Intervention de Marietta Karamanli

Réunion du 18 septembre 2013 à 15h00
Commission des affaires européennes

Photo issue du site de l'Assemblée nationale ou de WikipediaMarietta Karamanli, co-rapporteure :

Notre commission a jugé utile de faire un rapport portant sur l'intégration des Roms, s'appuyant sur les débats conduits au niveau de l'Union européenne. Nous sommes restés dans ce cadre. Vous ne trouverez donc pas dans ce rapport de critiques - qu'elles soient positives ou négatives - relatives aux stratégies nationales.

Les Roms sont très généralement méconnus, et les attitudes adoptées à leur égard, ou les décisions politiques prises à leur encontre, ont été, au fil des siècles, davantage inspirées par les préjugés que par la connaissance des réalités historiques ou culturelles.

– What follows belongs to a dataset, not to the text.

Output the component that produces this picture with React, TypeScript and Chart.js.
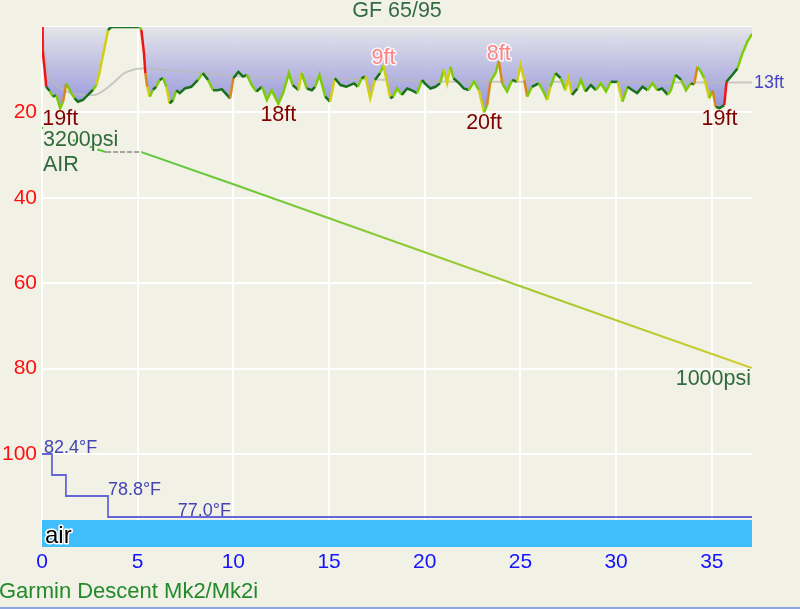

La prise en compte de la problématique des Roms dans toutes les politiques européennes et nationales pertinentes est donc la voie la plus prometteuse vers l'intégration.

Le commissaire aux droits de l'homme du Conseil de l'Europe l'a rappelé : « les Roms - qu'ils soient citoyens du pays dans lequel ils vivent, déplacés ou migrants - sont plus défavorisés que tout autre groupe en Europe dans les domaines de l'éducation, de la santé, de l'emploi, du logement et de la participation politique. Les Roms continuent de souffrir d'une discrimination et d'un antitsiganisme de grande ampleur, qui les enferme dans une situation défavorisée, caractérisée par l'exclusion, la ségrégation et la marginalisation ».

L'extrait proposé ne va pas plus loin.